Hell, the Post’s letters to the editor were smarter than most papers’ lead editorials.
From out of town I subscribed to the weekly national edition, then I began reading it every day online. I dutifully devoured Katharine Graham’s smart, honest and utterly fascinating memoir, A Personal History. (If you haven’t checked it out, I highly recommend it.)
In recent years the Post started slipping (as most papers have). It’s become very much a part of the entrenched establishment, and the editorial pages are a bizarre spectacle, lurching rightward and supporting wars and causes that surely have dear Katie Graham spinning in her grave.
The End of an Era
And yet, when the stunning news came this week that the paper was sold (and hat tip to those who managed to keep this incredible secret), it really hit me.
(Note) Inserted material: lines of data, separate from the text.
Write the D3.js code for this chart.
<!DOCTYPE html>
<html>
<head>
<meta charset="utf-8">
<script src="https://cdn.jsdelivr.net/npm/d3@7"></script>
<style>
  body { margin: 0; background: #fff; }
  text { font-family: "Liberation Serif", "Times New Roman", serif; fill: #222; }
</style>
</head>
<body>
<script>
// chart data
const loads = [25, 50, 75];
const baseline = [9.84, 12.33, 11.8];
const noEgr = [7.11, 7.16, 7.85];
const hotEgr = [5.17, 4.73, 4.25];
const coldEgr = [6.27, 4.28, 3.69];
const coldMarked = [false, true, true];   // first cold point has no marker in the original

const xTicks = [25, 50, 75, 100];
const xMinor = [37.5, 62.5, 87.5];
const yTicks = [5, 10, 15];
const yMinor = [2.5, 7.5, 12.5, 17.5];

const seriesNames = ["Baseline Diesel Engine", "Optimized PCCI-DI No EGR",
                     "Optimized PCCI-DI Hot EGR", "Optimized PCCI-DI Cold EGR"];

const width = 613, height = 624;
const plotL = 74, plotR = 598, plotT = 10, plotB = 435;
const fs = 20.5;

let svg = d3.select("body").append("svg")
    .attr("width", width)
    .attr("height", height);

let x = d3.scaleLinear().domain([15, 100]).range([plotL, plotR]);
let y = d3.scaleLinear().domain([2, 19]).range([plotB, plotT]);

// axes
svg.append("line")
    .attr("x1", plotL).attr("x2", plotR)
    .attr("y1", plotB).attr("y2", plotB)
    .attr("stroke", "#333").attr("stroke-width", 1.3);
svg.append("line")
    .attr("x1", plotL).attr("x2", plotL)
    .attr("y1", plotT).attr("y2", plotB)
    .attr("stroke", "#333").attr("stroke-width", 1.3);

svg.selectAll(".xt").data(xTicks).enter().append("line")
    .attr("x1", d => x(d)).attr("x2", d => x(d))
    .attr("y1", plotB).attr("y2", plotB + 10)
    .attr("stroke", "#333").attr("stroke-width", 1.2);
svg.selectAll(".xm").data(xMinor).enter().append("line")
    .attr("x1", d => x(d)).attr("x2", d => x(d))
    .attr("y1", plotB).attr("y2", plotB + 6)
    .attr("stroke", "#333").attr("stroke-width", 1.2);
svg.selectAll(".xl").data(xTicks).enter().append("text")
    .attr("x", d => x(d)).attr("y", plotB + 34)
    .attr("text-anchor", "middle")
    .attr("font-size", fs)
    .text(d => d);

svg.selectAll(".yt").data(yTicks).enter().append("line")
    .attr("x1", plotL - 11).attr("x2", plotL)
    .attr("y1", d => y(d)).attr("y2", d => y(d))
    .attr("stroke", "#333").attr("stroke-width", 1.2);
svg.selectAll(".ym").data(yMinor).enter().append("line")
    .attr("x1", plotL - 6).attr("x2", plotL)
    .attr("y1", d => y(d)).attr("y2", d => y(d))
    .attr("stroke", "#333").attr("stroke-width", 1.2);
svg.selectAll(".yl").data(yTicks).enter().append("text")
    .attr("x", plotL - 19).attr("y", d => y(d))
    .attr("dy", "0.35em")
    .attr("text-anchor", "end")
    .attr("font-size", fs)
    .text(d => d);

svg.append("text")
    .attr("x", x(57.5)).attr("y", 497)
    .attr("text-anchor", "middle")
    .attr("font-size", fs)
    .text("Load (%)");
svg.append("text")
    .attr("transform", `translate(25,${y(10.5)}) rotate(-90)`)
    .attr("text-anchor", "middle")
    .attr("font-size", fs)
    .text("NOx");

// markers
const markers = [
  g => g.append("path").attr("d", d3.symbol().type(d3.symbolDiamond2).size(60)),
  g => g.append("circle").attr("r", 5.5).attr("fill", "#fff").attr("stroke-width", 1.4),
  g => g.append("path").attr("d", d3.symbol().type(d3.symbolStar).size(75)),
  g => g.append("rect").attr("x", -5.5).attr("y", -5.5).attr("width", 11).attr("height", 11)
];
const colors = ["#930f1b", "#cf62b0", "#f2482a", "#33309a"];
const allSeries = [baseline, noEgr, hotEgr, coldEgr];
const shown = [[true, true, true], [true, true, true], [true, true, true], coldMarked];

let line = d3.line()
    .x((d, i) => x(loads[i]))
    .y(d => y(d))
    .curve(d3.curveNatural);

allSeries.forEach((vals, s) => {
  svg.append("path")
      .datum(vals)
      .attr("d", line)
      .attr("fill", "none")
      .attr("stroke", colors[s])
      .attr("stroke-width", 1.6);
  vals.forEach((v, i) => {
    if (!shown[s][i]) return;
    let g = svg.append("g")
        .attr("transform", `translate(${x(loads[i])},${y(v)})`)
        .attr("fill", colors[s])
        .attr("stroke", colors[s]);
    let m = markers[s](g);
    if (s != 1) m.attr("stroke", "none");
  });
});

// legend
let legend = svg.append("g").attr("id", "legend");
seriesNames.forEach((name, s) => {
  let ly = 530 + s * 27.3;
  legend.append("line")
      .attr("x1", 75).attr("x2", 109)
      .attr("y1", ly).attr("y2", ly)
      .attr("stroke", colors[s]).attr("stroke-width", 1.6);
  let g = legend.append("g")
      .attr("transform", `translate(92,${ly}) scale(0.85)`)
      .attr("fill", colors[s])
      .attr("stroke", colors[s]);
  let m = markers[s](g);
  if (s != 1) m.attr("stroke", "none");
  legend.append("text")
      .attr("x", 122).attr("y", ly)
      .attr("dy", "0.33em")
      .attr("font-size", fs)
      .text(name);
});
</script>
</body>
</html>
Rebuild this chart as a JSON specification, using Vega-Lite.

For many people, The Washington Post and the Graham family are inseparable.
I have no idea what Jeff Bezos’ ownership will do for (or to) the Post — there are plenty of smart analysts parsing that out. But I was mightily impressed with his letter to the paper’s staff.
The Poynter Institute offers some sharp insights here (see especially the second half of the article). I would add that it is a textbook case on how to conduct smart, sensitive employee communications in a time of fear and uncertainty.
How Employee Communications Is Done
Here are some important things he got right:
- He acknowledges their understandable anxiety: “You’ll have heard the news, and many of you will greet it with a degree of apprehension … it is only natural to worry about change.”
- He references important emotional touchstones — the Post’s rich heritage and the Graham family: “When a single family owns a company for many decades, and when that family acts for all those decades in good faith, in a principled manner, in good times and in rough times, as stewards of important values …”
- He cites the paper’s strengths and adds a welcome dose of humility: “The Post already has an excellent leadership team that knows much more about the news business than I do, and I’m extremely grateful to them for agreeing to stay on.”
- At the same time, he treats them like adults and talks frankly about the fact that more changes are on the way: “There will, of course, be change at The Post over the coming years. That’s essential and would have happened with or without new ownership.”
- He points to the higher calling that likely motivates much of his audience: “Journalism plays a critical role in a free society, and The Washington Post — as the hometown paper of the capital city of the United States — is especially important.”
- He even adds a dose of insider humor, daring to reference the infamous wringer that Nixon’s attorney general threatened would catch a delicate part of Mrs. Graham’s anatomy: “While I hope no one ever threatens to put one of my body parts through a wringer, if they do, thanks to Mrs. Graham’s example, I’ll be ready.” (Cue standing ovation from hard-bitten journalists.)
A Human Touch
He accomplishes all of this with simple, pure language devoid of jargon and the usual corporate BS. This memo wasn’t written by a committee or vetted by an army of lawyers. It’s one human talking to other humans — the way writing is supposed to be.
As I said, I’ve been disenchanted with the Post in recent years, and who knows where this will eventually go? But as a former “newsie,” I think this initial communication is a positive start.